Today I noticed the data drive of one of my Production servers growing. It wasn’t growing overly fast and it had been quite some time since the last SAN drive expansion so I gave the thumbs up to my SAN techs to add 5GBs of space. I started with 5GBs just out of a hunch even though I knew in a couple weeks I’d be giving the green light to add more space again.
It turned out that adding 5GBs at first was a good idea because what I assumed with normal data growth turned out to be a ballooning distribution database. When I noticed my disk space alert again in the same day is when I got wise because this server should not grow 5 GBs in a day.
After a quick look it was easy to notice the distribution database was the issue with it being 48GBs which is far above normal for the publications that it handles.
I went ahead and pulled up my friend, the replication monitor, and noticed a red X over the publisher with the ballooned distribution database. Upon further investigation I noticed 5 publications were red and the offending subscription in each was for the same subscriber (our source database for our data warehouse which is used to perform warehouse tuning operations separate from the transactional data).
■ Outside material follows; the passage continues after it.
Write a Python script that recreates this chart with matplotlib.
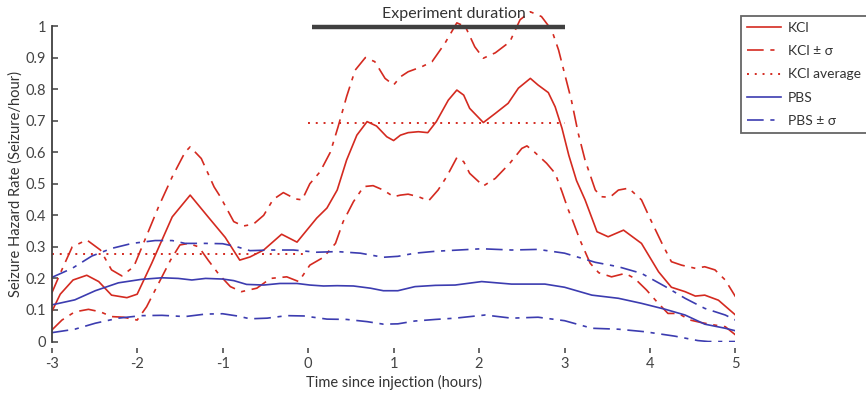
import matplotlib.pyplot as plt

plt.rcParams['font.family'] = ['Lato', 'DejaVu Sans']
plt.rcParams['axes.unicode_minus'] = False

# KCl mean and +/- sigma
kcl_x = [-3, -2.9, -2.75, -2.59, -2.45, -2.30, -2.12, -2.0, -1.83, -1.59, -1.38, -1.17, -0.97,
         -0.80, -0.68, -0.52, -0.31, -0.13, 0.10, 0.22, 0.34, 0.45, 0.57, 0.69, 0.80, 0.92, 1.0,
         1.08, 1.17, 1.29, 1.40, 1.50, 1.64, 1.74, 1.82, 1.89, 2.05, 2.19, 2.34, 2.46, 2.60, 2.69,
         2.81, 2.89, 2.97, 3.05, 3.14, 3.24, 3.38, 3.51, 3.69, 3.90, 4.10, 4.25, 4.41, 4.53, 4.64,
         4.80, 5.0]
kcl_y = [0.094, 0.15, 0.195, 0.21, 0.19, 0.147, 0.139, 0.15, 0.248, 0.395, 0.464, 0.395, 0.33,
         0.258, 0.268, 0.29, 0.34, 0.315, 0.391, 0.423, 0.48, 0.575, 0.654, 0.697, 0.683, 0.649, 0.637,
         0.654, 0.662, 0.665, 0.662, 0.697, 0.765, 0.797, 0.781, 0.739, 0.694, 0.723, 0.755, 0.803, 0.834, 0.813,
         0.789, 0.744, 0.676, 0.59, 0.51, 0.449, 0.348, 0.332, 0.353, 0.311, 0.221, 0.172, 0.158, 0.144, 0.147,
         0.131, 0.084]

kcl_hi_x = [-3, -2.90, -2.76, -2.59, -2.43, -2.30, -2.18, -2.04, -1.91, -1.75, -1.59, -1.44, -1.38,
            -1.25, -1.1, -1.03, -0.87, -0.76, -0.64, -0.52, -0.41, -0.29, -0.15, -0.07, 0.02, 0.14,
            0.26, 0.35, 0.45, 0.55, 0.67, 0.78, 0.90, 1.0, 1.08, 1.17, 1.33, 1.45, 1.60, 1.74, 1.84,
            1.95, 2.05, 2.19, 2.36, 2.48, 2.60, 2.73, 2.85, 2.93, 3.01, 3.08, 3.16, 3.24, 3.36, 3.43,
            3.53, 3.63, 3.75, 3.90, 4.0, 4.14, 4.25, 4.37, 4.53, 4.64, 4.76, 4.88, 5.0]
kcl_hi_y = [0.153, 0.216, 0.30, 0.322, 0.29, 0.227, 0.208, 0.237, 0.322, 0.427, 0.522, 0.60, 0.617,
            0.58, 0.49, 0.46, 0.38, 0.366, 0.372, 0.40, 0.45, 0.472, 0.452, 0.449, 0.50, 0.538,
            0.60, 0.68, 0.776, 0.86, 0.90, 0.887, 0.834, 0.813, 0.839, 0.855, 0.871, 0.887, 0.945, 1.01, 0.998,
            0.934, 0.898, 0.915, 0.95, 1.02, 1.045, 1.03, 0.987, 0.924, 0.839, 0.765, 0.66, 0.575, 0.48, 0.459,
            0.457, 0.48, 0.486, 0.449, 0.39, 0.311, 0.253, 0.242, 0.232, 0.237, 0.227, 0.195, 0.142]

kcl_lo_x = [-3, -2.88, -2.73, -2.57, -2.43, -2.30, -2.16, -2.0, -1.89, -1.75, -1.61, -1.50, -1.40,
            -1.28, -1.17, -1.05, -0.91, -0.78, -0.60, -0.44, -0.25, -0.11, 0.02, 0.18, 0.32, 0.41,
            0.53, 0.65, 0.76, 0.88, 1.0, 1.08, 1.17, 1.29, 1.41, 1.52, 1.62, 1.74, 1.82, 1.89, 2.05,
            2.19, 2.36, 2.50, 2.56, 2.65, 2.79, 2.89, 2.97, 3.04, 3.10, 3.18, 3.30, 3.40, 3.55, 3.71,
            3.82, 3.96, 4.08, 4.21, 4.33, 4.47, 4.60, 4.76, 4.88, 5.0]
kcl_lo_y = [0.036, 0.068, 0.094, 0.102, 0.094, 0.079, 0.077, 0.068, 0.11, 0.184, 0.258, 0.306, 0.311,
            0.30, 0.258, 0.215, 0.174, 0.158, 0.169, 0.20, 0.205, 0.19, 0.242, 0.267, 0.311, 0.38,
            0.443, 0.491, 0.494, 0.48, 0.459, 0.464, 0.467, 0.459, 0.446, 0.48, 0.522, 0.583, 0.57, 0.533, 0.493,
            0.517, 0.565, 0.612, 0.62, 0.60, 0.565, 0.533, 0.475, 0.42, 0.38, 0.322, 0.248, 0.218, 0.205, 0.216,
            0.20, 0.163, 0.126, 0.089, 0.089, 0.068, 0.06, 0.052, 0.047, 0.021]

# PBS mean and +/- sigma
pbs_x = [-3, -2.73, -2.49, -2.22, -1.95, -1.71, -1.52, -1.36, -1.20, -1.0, -0.87, -0.72, -0.52,
         -0.33, -0.13, 0.02, 0.18, 0.34, 0.53, 0.73, 0.88, 1.05, 1.25, 1.49, 1.72, 2.03, 2.38,
         2.77, 3.0, 3.32, 3.63, 3.90, 4.18, 4.41, 4.64, 4.88, 5.0]
pbs_y = [0.116, 0.132, 0.161, 0.186, 0.197, 0.202, 0.20, 0.195, 0.20, 0.198, 0.193, 0.181, 0.179,
         0.184, 0.184, 0.179, 0.176, 0.177, 0.176, 0.169, 0.161, 0.161, 0.174, 0.178, 0.179, 0.19, 0.182,
         0.182, 0.172, 0.147, 0.137, 0.121, 0.102, 0.084, 0.055, 0.042, 0.034]

pbs_hi_x = [-3, -2.76, -2.53, -2.30, -2.06, -1.79, -1.59, -1.44, -1.20, -1.0, -0.83, -0.68, -0.44,
            -0.17, 0.10, 0.34, 0.61, 0.88, 1.05, 1.25, 1.49, 1.76, 2.03, 2.38, 2.69, 3.0, 3.36,
            3.63, 3.90, 4.18, 4.41, 4.64, 4.88, 5.0]
pbs_hi_y = [0.203, 0.232, 0.271, 0.295, 0.311, 0.32, 0.32, 0.311, 0.311, 0.31, 0.30, 0.288, 0.29,
            0.29, 0.283, 0.285, 0.28, 0.267, 0.27, 0.28, 0.286, 0.29, 0.294, 0.29, 0.292, 0.28, 0.251,
            0.237, 0.216, 0.174, 0.137, 0.105, 0.084, 0.068]

pbs_lo_x = [-3, -2.73, -2.49, -2.22, -1.95, -1.71, -1.44, -1.20, -1.0, -0.83, -0.68, -0.48, -0.25,
            -0.05, 0.22, 0.45, 0.69, 0.88, 1.05, 1.25, 1.49, 1.72, 2.07, 2.38, 2.69, 3.0, 3.32,
            3.63, 3.94, 4.29, 4.56, 4.68, 5.0]
pbs_lo_y = [0.028, 0.039, 0.058, 0.074, 0.082, 0.083, 0.079, 0.087, 0.088, 0.081, 0.072, 0.074, 0.082,
            0.081, 0.071, 0.07, 0.063, 0.055, 0.056, 0.065, 0.07, 0.074, 0.084, 0.074, 0.077, 0.066, 0.042,
            0.039, 0.031, 0.017, 0.003, 0.0, 0.0]

# KCl averages before / during the experiment
avg_x = [[-3, 0], [0, 3]]
avg_y = [0.278, 0.693]

exp_x = [0.05, 3.0]
exp_y = 0.998

x_ticks = [-3, -2, -1, 0, 1, 2, 3, 4, 5]
y_ticks = [0, 0.1, 0.2, 0.3, 0.4, 0.5, 0.6, 0.7, 0.8, 0.9, 1]
y_labels = ['0', '0.1', '0.2', '0.3', '0.4', '0.5', '0.6', '0.7', '0.8', '0.9', '1']

red = '#d42a20'
blue = '#3c3cb0'
gray = '#404040'
dashdot = (0, (10, 4, 2.5, 4))

fig = plt.figure(figsize=(8.66, 3.93), dpi=100)
ax = fig.add_axes([0.0597, 0.131, 0.7896, 0.851])

ax.plot(kcl_x, kcl_y, color=red, lw=1.2, label='KCl')
ax.plot(kcl_hi_x, kcl_hi_y, color=red, lw=1.2, linestyle=dashdot, label='KCl ± σ')
ax.plot(kcl_lo_x, kcl_lo_y, color=red, lw=1.2, linestyle=dashdot)
ax.plot(avg_x[0], [avg_y[0]] * 2, color=red, lw=1.4, linestyle=(0, (1, 3)), label='KCl average')
ax.plot(avg_x[1], [avg_y[1]] * 2, color=red, lw=1.4, linestyle=(0, (1, 3)))
ax.plot(pbs_x, pbs_y, color=blue, lw=1.2, label='PBS')
ax.plot(pbs_hi_x, pbs_hi_y, color=blue, lw=1.2, linestyle=dashdot, label='PBS ± σ')
ax.plot(pbs_lo_x, pbs_lo_y, color=blue, lw=1.2, linestyle=dashdot)

# experiment duration bar
ax.plot(exp_x, [exp_y, exp_y], color=gray, lw=3.2, solid_capstyle='butt')
ax.text(1.70, 1.037, 'Experiment duration', ha='center', va='center', fontsize=11.5, color='#333333')

ax.set_xlim(-3, 5)
ax.set_ylim(0, 1.06)
ax.set_xticks(x_ticks)
ax.set_xticklabels([str(t) for t in x_ticks])
ax.set_yticks(y_ticks)
ax.set_yticklabels(y_labels)

for s in ['top', 'right']:
    ax.spines[s].set_visible(False)
ax.spines['bottom'].set_position(('outward', 8.3))
ax.spines['bottom'].set_visible(False)
ax.spines['left'].set_bounds(0, 1)
ax.spines['left'].set_color(gray)
ax.spines['left'].set_linewidth(1.3)
ax.tick_params(axis='both', direction='in', colors=gray, labelsize=10.5, width=1.1)
ax.tick_params(axis='y', length=4.3, pad=4)
ax.tick_params(axis='x', length=3.6, pad=3)
for lbl in ax.get_xticklabels() + ax.get_yticklabels():
    lbl.set_color('#444444')

ax.set_xlabel('Time since injection (hours)', fontsize=10.5, color='#333333', labelpad=3)
ax.set_ylabel('Seizure Hazard Rate (Seizure/hour)', fontsize=10.5, color='#333333')
ax.yaxis.set_label_coords(-0.042, 0.5 / 1.06)

leg = ax.legend(loc='upper left', bbox_to_anchor=(741 / 866, 1 - 16 / 393),
                bbox_transform=fig.transFigure, fontsize=10, frameon=True, fancybox=False,
                borderaxespad=0, handlelength=2.45, handletextpad=0.45, labelspacing=0.8,
                borderpad=0.45)
leg.get_frame().set_edgecolor(gray)
leg.get_frame().set_linewidth(1.3)
for t in leg.get_texts():
    t.set_color('#333333')

fig.savefig('out.png', dpi=100)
I pulled up the subscriber and noticed that it has no subscriptions. What apparently happened was, one of my DBAs had done a restore without using the KEEP_REPLICATION flag. This restored the database who was a subscriber but broke the transfer. Since the source still had the subscription registered in it all the transactions for the last 72 hours were being held and not purged because the default retention period for a distribution database is 72 hours.
So what I ended up doing was first dropping all of the subscriptions that were broken and then recreating them. This fixed the root cause but my distribution database was still large and had 0% free space to shrink.
What I had to do next was hit up the Google. I knew that the job ‘Distribution clean up: distribution’ was running and would eventually clean up my database but when I have a problem I like to stick to it until fixed and this job was running slowly. That is when I found clsilva’s post Replication: Distribution Cleanup and Paul Ibison’s post How to Massively Optimise Transactional Replication.
The command that clsilva talks about, EXEC dbo.sp_MSdistribution_cleanup @min_distretention = 0, @max_distretention = 72, is actually exactly what the job, Distribution clean up: distribution is running that is slow.
This process is slow because it is trying to purge a row count, which in my case, is very large. I ended up stopping this job and running the commands myself in steps as recommended by clsilva. I started with a 2 hour block and found that I was deleting records at a 2 row per second rate. This was sufficient evidence that to me that the process was running successfully but was simply very slow. When you have a working system stored procedure I never dive down deeper and try to tweak things myself. So what I ended doing was executed a script that ran this command decrementing the max and min values by 10 hours a piece in separate batches. The only purpose of this was so that I could have a 10 hour incremented print out in SSMS that would reassure me and give me a pseudo-progress bar.
Upon completion of my script I shrunk my distribution database down to its normal size and went on with my day.